If you have opted to resit your failed GCSE Exams as a private candidate, your next step should be to make an action plan for your studies.
First of all, find online resources that help you study on your own. These include:
- Exam board websites: Almost all of them have free resources like past papers, marking schemes, revision guides, specimen papers, etc.
- YouTube: There are a lot of channels that can help you understand and cover the syllabus at your own pace.
- Online Coaching: With GCSE Exam Revision Coaching, not only will you be able to revise your subjects, but you will also receive personalised help to support your academic needs.
- Past Papers: Nothing helps as much as practice does. Search for past papers online, set timers, and try to attempt as many past papers as you can. It is also a good idea to attempt topical past papers for topics that you are weak in.
Not receiving the grades that you wanted and failing your GCSEs, is a difficult experience.
However, you mustn’t let it become a roadblock in your educational journey. Rather, use it as a stepping stone to learn and not repeat the same mistakes. Use this as an opportunity to come back stronger.
There are plenty of pathways that you can take should you fail your GCSEs.
First, we suggest looking at what you can do with what you already have. Check for colleges that may still accept you with the grades that you have — colleges with lower entry requirements.

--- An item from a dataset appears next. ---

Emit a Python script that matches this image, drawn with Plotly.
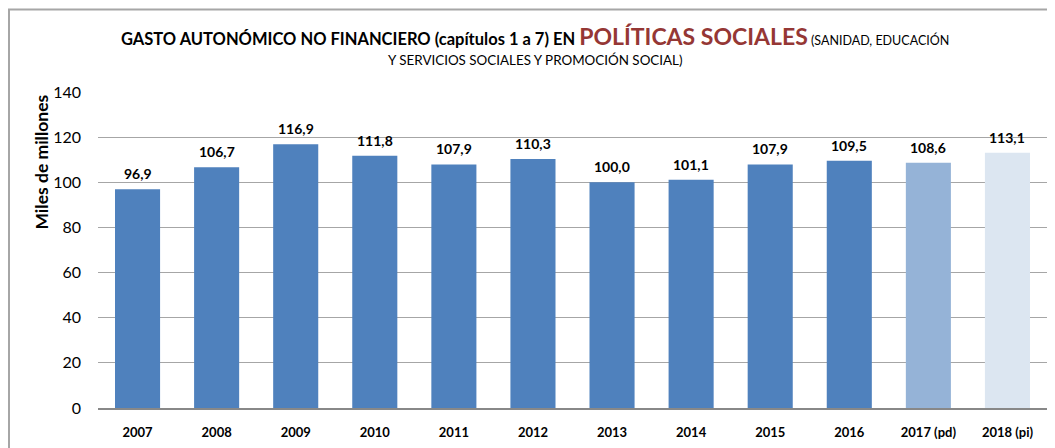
import plotly.graph_objects as go

categories = ["2007", "2008", "2009", "2010", "2011", "2012", "2013", "2014",
              "2015", "2016", "2017 (pd)", "2018 (pi)"]
values = [96.9, 106.7, 116.9, 111.8, 107.9, 110.3, 100.0, 101.1, 107.9, 109.5, 108.6, 113.1]
bar_colors = ["#4F81BD"] * 10 + ["#95B3D7", "#DCE6F1"]
y_ticks = [0, 20, 40, 60, 80, 100, 120, 140]

FONT = "Lato"
positions = list(range(len(categories)))

# figure geometry (page body adds an 8px offset)
W, H = 1047, 440
ML, MR, MT, MB = 90, 8, 84, 38
PW, PH = W - ML - MR, H - MT - MB
OFF = 8


def px_x(p):
    return (p - OFF - ML) / PW


def px_y(p):
    return (H - MB - (p - OFF)) / PH


fig = go.Figure()
fig.add_trace(go.Bar(
    x=positions, y=values,
    marker=dict(color=bar_colors, line=dict(width=0)),
    width=0.57,
    hovertext=categories, hoverinfo="text+y",
))

# data labels
for p, v in zip(positions, values):
    fig.add_annotation(
        x=p, y=v, xref="x", yref="y",
        text=f"{v:.1f}".replace(".", ","),
        showarrow=False, yanchor="bottom", yshift=5,
        font=dict(family=FONT, size=14, color="#000000", weight="bold"),
    )

# title
fig.add_annotation(
    xref="paper", yref="paper", x=px_x(535), y=px_y(36), xanchor="center", yanchor="middle",
    showarrow=False,
    text=("<b>GASTO AUTONÓMICO NO FINANCIERO (capítulos 1 a 7) EN </b>"
          "<span style='font-size:23px;color:#953735'><b>POLÍTICAS SOCIALES</b></span>"
          "<span style='font-size:12.5px'> (SANIDAD, EDUCACIÓN</span>"),
    font=dict(family=FONT, size=16.5, color="#000000"),
)
fig.add_annotation(
    xref="paper", yref="paper", x=px_x(535), y=px_y(60), xanchor="center", yanchor="middle",
    showarrow=False,
    text="Y SERVICIOS SOCIALES Y PROMOCIÓN SOCIAL)",
    font=dict(family=FONT, size=13.4, color="#000000"),
)

# y axis title
fig.add_annotation(
    xref="paper", yref="paper", x=px_x(42), y=px_y(163), xanchor="center", yanchor="middle",
    showarrow=False, textangle=-90,
    text="<b>Miles de millones</b>",
    font=dict(family=FONT, size=17.5, color="#000000"),
)

# chart border
fig.add_shape(type="rect", xref="paper", yref="paper",
              x0=px_x(OFF + 1), x1=px_x(W + 40), y0=px_y(H + 40), y1=px_y(OFF + 1),
              line=dict(color="#A6A6A6", width=2), fillcolor="rgba(0,0,0,0)", layer="below")

fig.update_layout(
    width=W, height=H,
    margin=dict(l=ML, r=MR, t=MT, b=MB),
    paper_bgcolor="white", plot_bgcolor="white",
    showlegend=False,
    font=dict(family=FONT, color="#000000"),
    xaxis=dict(
        range=[-0.5, len(categories) - 0.5],
        tickvals=positions, ticktext=categories,
        showgrid=False, showline=True, linecolor="#888888", linewidth=1.5,
        zeroline=False,
        ticks="", ticklabelstandoff=12,
        tickfont=dict(family=FONT, size=13, color="#000000", weight="bold"),
    ),
    yaxis=dict(
        range=[0, 140], tickvals=y_ticks,
        showgrid=True, gridcolor="#A6A6A6", gridwidth=1.2,
        zeroline=False, showline=False,
        ticks="", ticklabelstandoff=16,
        tickfont=dict(family=FONT, size=16, color="#000000"),
    ),
)

fig.write_html("out.html")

If you fail to find any college that is ready to accept you, then you must check and see if any alternative course or qualification interests you.
If that does not work out either, then it’s time to turn to what you can do with GCSEs.

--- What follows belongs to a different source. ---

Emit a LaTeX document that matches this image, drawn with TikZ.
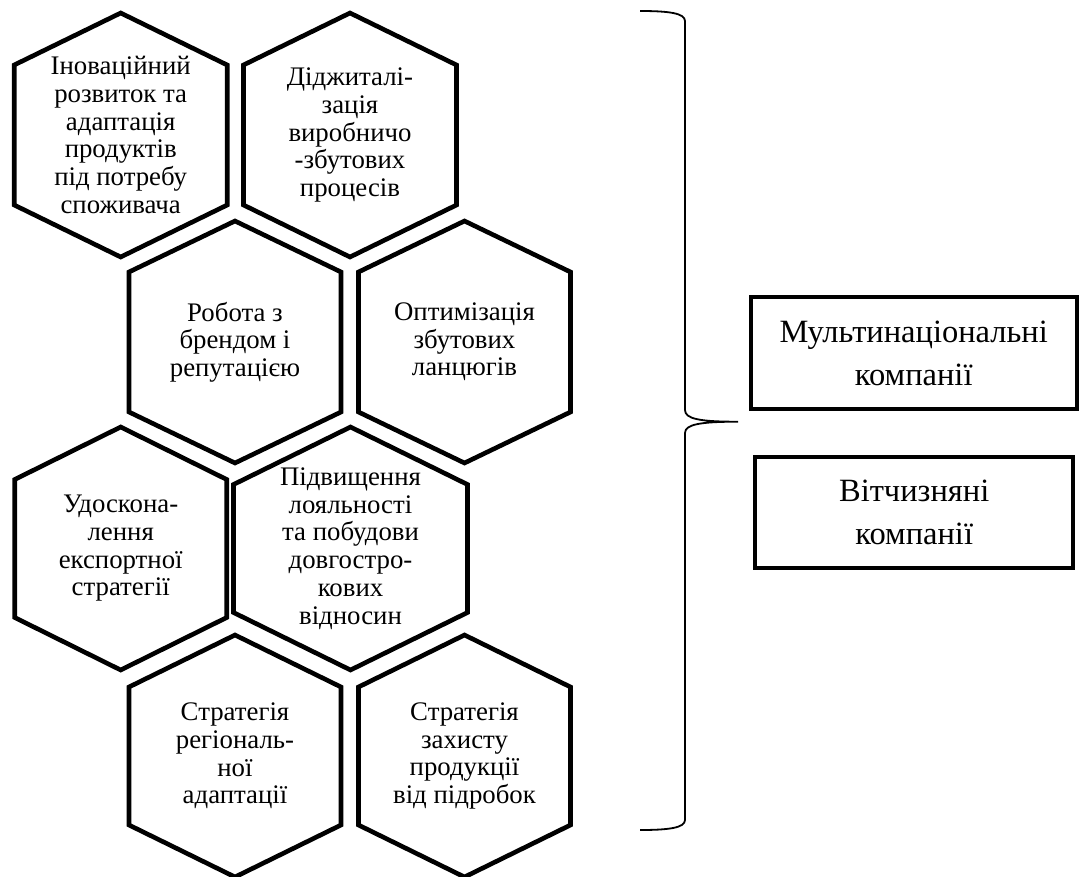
\documentclass[tikz,border=0pt]{standalone}
\usepackage{fontspec}
\setmainfont{Liberation Serif}
\tikzset{
  hexline/.style={line width=4.6pt, line join=miter, draw=black},
  hextext/.style={align=center, inner sep=0pt, font=\fontsize{26.8}{27.7}\selectfont},
  groupbox/.style={draw=black, line width=4pt, align=center, inner sep=0pt,
    font=\fontsize{32.5}{43}\selectfont},
  braceline/.style={line width=1.8pt, draw=black}
}
% \hexcell{name}{cx}{cy}{half width}{side offset}{half height}{text}
\newcommand\hexcell[7]{%
  \draw[hexline] (#2,#3-#6) -- (#2+#4,#3-#5) -- (#2+#4,#3+#5) -- (#2,#3+#6)
    -- (#2-#4,#3+#5) -- (#2-#4,#3-#5) -- cycle;
  \node[hextext] (#1) at (#2,#3) {#7};
}
\begin{document}
\begin{tikzpicture}[x=1pt,y=-1pt]
\useasboundingbox (0,0) rectangle (1079,876);

% honeycomb of measures
\hexcell{innov}{120.7}{135}{106.5}{70}{122}{Іноваційний\\розвиток та\\адаптація\\продуктів\\під потребу\\споживача}
\hexcell{digit}{350}{135}{106.5}{70}{122}{Діджиталі-\\зація\\виробничо\\-збутових\\процесів}
\hexcell{brand}{235}{342}{106}{70}{121}{Робота з\\брендом і\\репутацією}
\hexcell{chain}{464.5}{342}{106}{70}{121}{Оптимізація\\збутових\\ланцюгів}
\hexcell{export}{120.7}{548.5}{106}{69}{121.5}{Удоскона-\\лення\\експортної\\стратегії}
\hexcell{loyal}{350.5}{548.5}{117}{64}{121.5}{Підвищення\\лояльності\\та побудови\\довгостро-\\кових\\відносин}
\hexcell{region}{235}{756}{106}{69}{121}{Стратегія\\регіональ-\\ної\\адаптації}
\hexcell{fake}{464.5}{756}{106}{69}{121}{Стратегія\\захисту\\продукції\\від підробок}

% right-hand brace
\coordinate (tip) at (738,421.7);
\draw[braceline] (640,11) .. controls (668,11) and (685,13) .. (685,21)
  -- (685,410) .. controls (685,419) and (700,421.7) .. (tip)
  .. controls (700,421.7) and (685,424.4) .. (685,433)
  -- (685,820) .. controls (685,828) and (668,830) .. (640,830);

% company groups
\node[groupbox, minimum width=326, minimum height=111.7] (multi) at (913.7,353)
  {Мультинаціональні\\компанії};
\node[groupbox, minimum width=318.3, minimum height=110.9] (dom) at (914.2,512.2)
  {Вітчизняні\\компанії};
\end{tikzpicture}
\end{document}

You can go for a recheck, and if that improves your score, then you can continue with your A levels. If rechecking doesn’t help, you can ask for a copy of your exams, learn from your mistakes, and resit your exams or go for one-year GCSE exams.
Remember, you mustn’t give up hope, and you don’t let this setback limit your potential for success.
Good luck, and all the best!
What grade is a fail in GCSEs?
Earlier, Cambridge followed an alphabetical grading system.
Now, it has shifted to a numerical 9-1 grading system, in which 9 has assumed the value of A* and 1 has assumed the value of G.
Any grade below the number 4 in the grading system will be registered as a fail in GCSE.
What happens if you fail all your GCSEs UK?
If you fail all your GCSEs in the UK, you will have to re-sit the required subjects and then continue with the next steps.
Most colleges and sixth forms in the UK allow you to continue with A levels while studying for GCSE resits, so it does not have any negative effect on your academic future.
What happens if I get a 3 in my GCSE?
Scoring a grade less than 4 means you have failed your GCSE. What happens next depends on your study pathway. If you will be studying full-time next year, a resit is mandatory.
However, if you will be studying part-time (less than 540 hours), then you may proceed with a functional skills qualification instead of GCSE.
What is the hardest GCSE to pass?
There is no specific answer to this question, as difficulty levels may vary from student to student.
However, subjects like Modern Foreign Languages (like Arabic and Mandarin), Mathematics, History, Sciences, Economics and English Literature generally have a high fail rate.